According to Dello Stritto, Eyesight resulted in 61% fewer accidents over a four year trial period, and it’s a key purchase reason for 87% of European customers, with 35% reporting at least one collision avoided thanks to its intervention.
In addition, the new Forester and XV e-Boxer models include infra-red cameras inside the cabin to monitor drivers. The facial recognition system will sound alerts if it thinks the driver is distracted or tired, and can be programmed to recognise individual people — handy if you want the car to automatically adjust the seat, wing mirrors and air conditioning to your preferred settings when you enter the car. We went through this set-up process and it’s an impressive bit of kit.
Sensors on the rear of the car will also help avoid collisions when reversing, and other sensors around the car will tell you when vehicles are in your blind spot.

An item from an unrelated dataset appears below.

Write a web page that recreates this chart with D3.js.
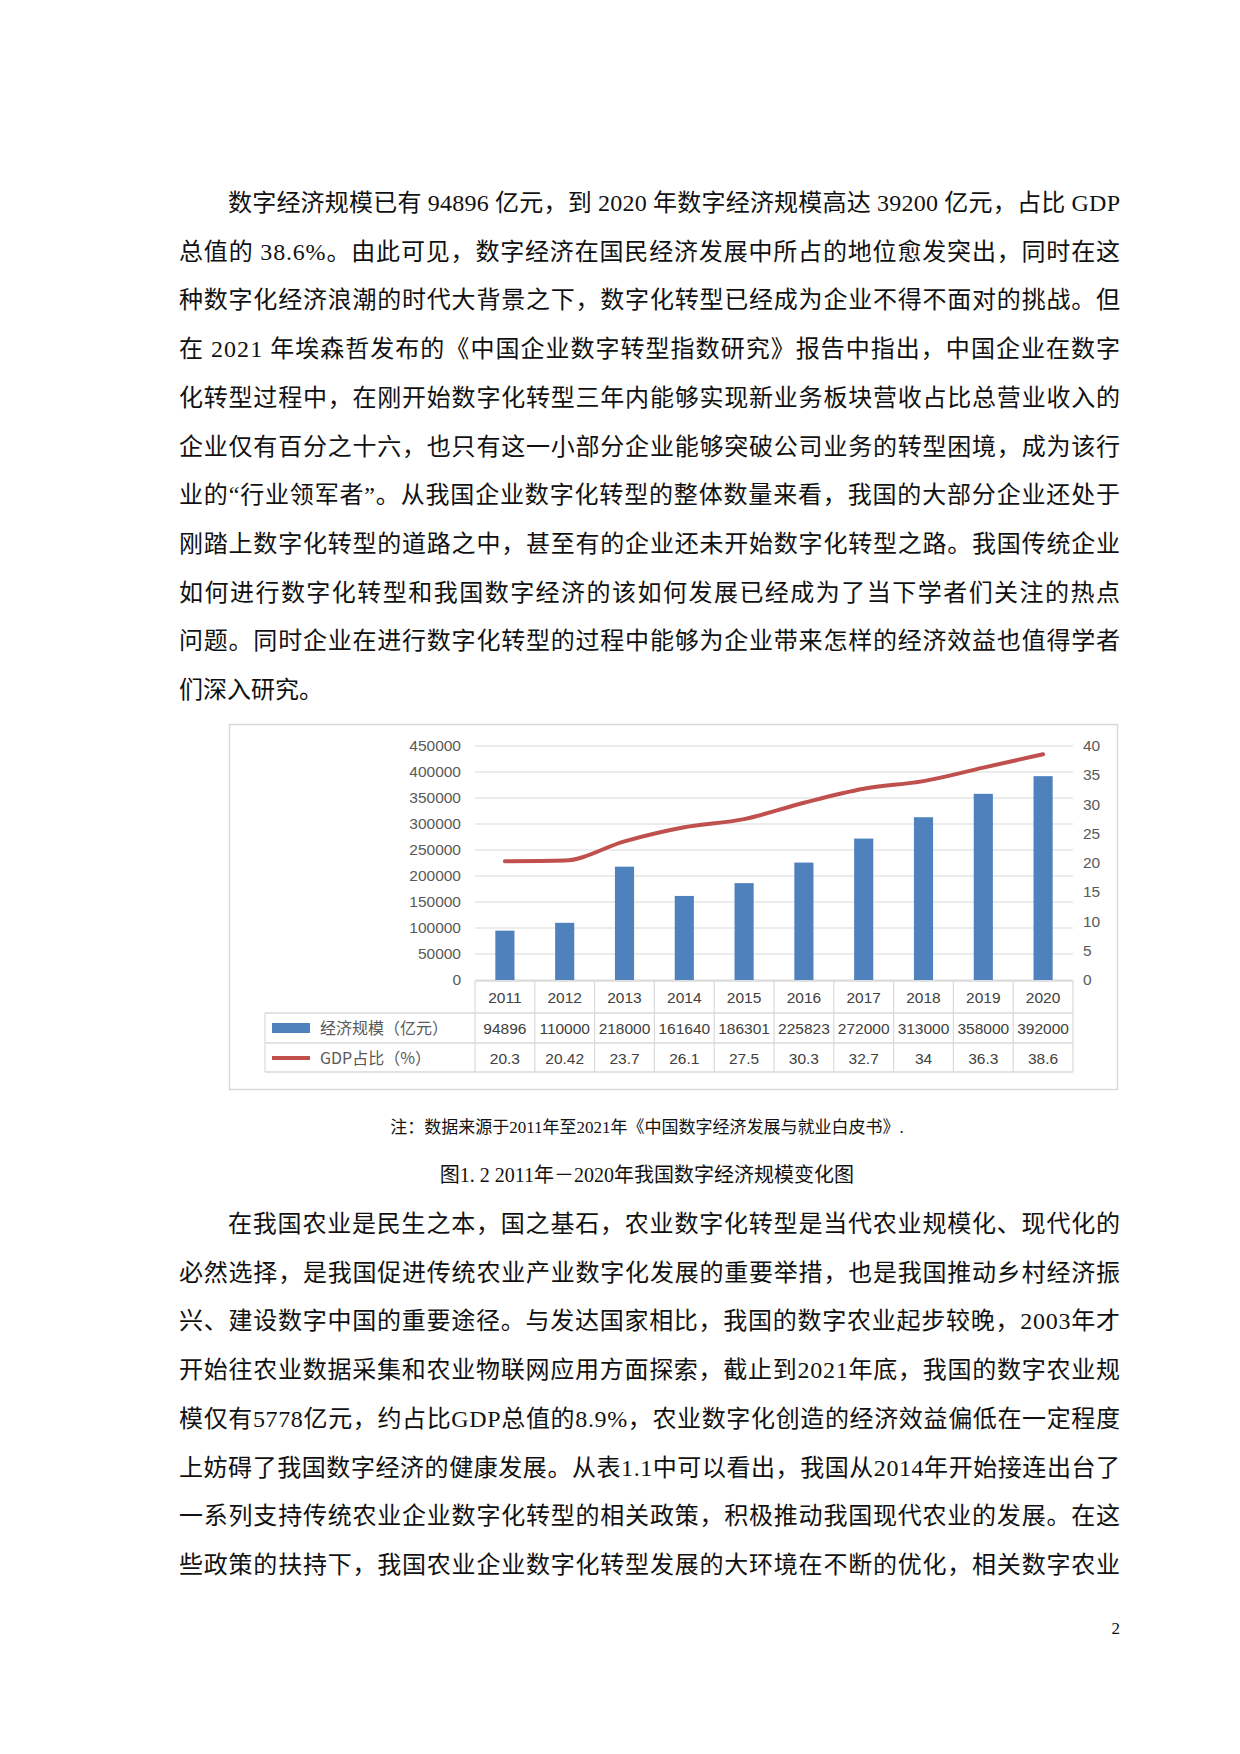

There’s even a camera on the near-side wing mirror pointing at the front wheel, which is useful when crawling over rocks but also when simply parking next to a kerb.
During a long road route we tested all these systems, and of course the driver monitoring system wasn’t perfect — it failed to detect me holding my phone but five minutes after setting off it decided I was tired and should take a break — but not once did the car feel like it was wrestling control away from me, and it isn’t anywhere near as nannying as it could be.
What’s more, even travelling at 60mph on roads that in the UK would cause total network shutdown, with cars stranded in the verges left and right, the Subaru Forester eBoxer inspires amazing confidence. Even overtaking slower vehicles wasn’t intimidating, without a hint of weave or fishtail.
Driving on ice part four
Our fourth and final test involved a few flat-out laps of an ice circuit, to reinforce the idea of improved stability, this time at high speed. While lacking a little in immediate power, the continuously variable transmission dulling throttle response somewhat, the cars continued to prove amazingly grippy when pushed hard.
Fun is a subjective term, and many will prefer a rear-biased four-wheel drive system — Maserati specialises in this, and even the Skoda Kodiaq vRS feeds extra torque to the rear of the car when needed. The Subarus go for an even balance, which means less sideways action and a more reassuring balance for those who don’t feel comfortable stepping out the back end. But hammering around an ice track is inherently good sport, regardless.
A company making smiles?
The glamour and glory of its rallying heritage a fading memory, Subaru is now seen as an engineering company as much as anything. Dello Stritto pointed out that in addition to cars, it also makes the centre box between the wings of the Boeing 777 aeroplane and supersonic drones for the Japanese airforce. The technologies onboard the new Forester and XV eBoxer prove that when it comes to clever, capable engineering solutions, Subaru is still a force in car world. Loyal customers trust their Subarus to be safe, capable and reliable.
But Subarus are English bull terriers rather than labradors; you can admire their abilities but they’re not pretty, and when out and about people will tend to avoid you rather than come want to pet your pride and joy. When someone at a dinner party asks what you drive and the answer is a Subaru Forester, I’m not sure you’ll give the answer with the same gusto and pride as a Honda CR-V or Toyota RAV4.
Dello Stritto told us that Subaru wants to transition “from a company making things to a company making people smile”. The company still has a way to go on that front. But when the going gets slippery, a Subaru owner will be glad they when for function over form, and capability over aesthetics. As brand loyalists will no doubt attest, true beauty lies beneath the skin.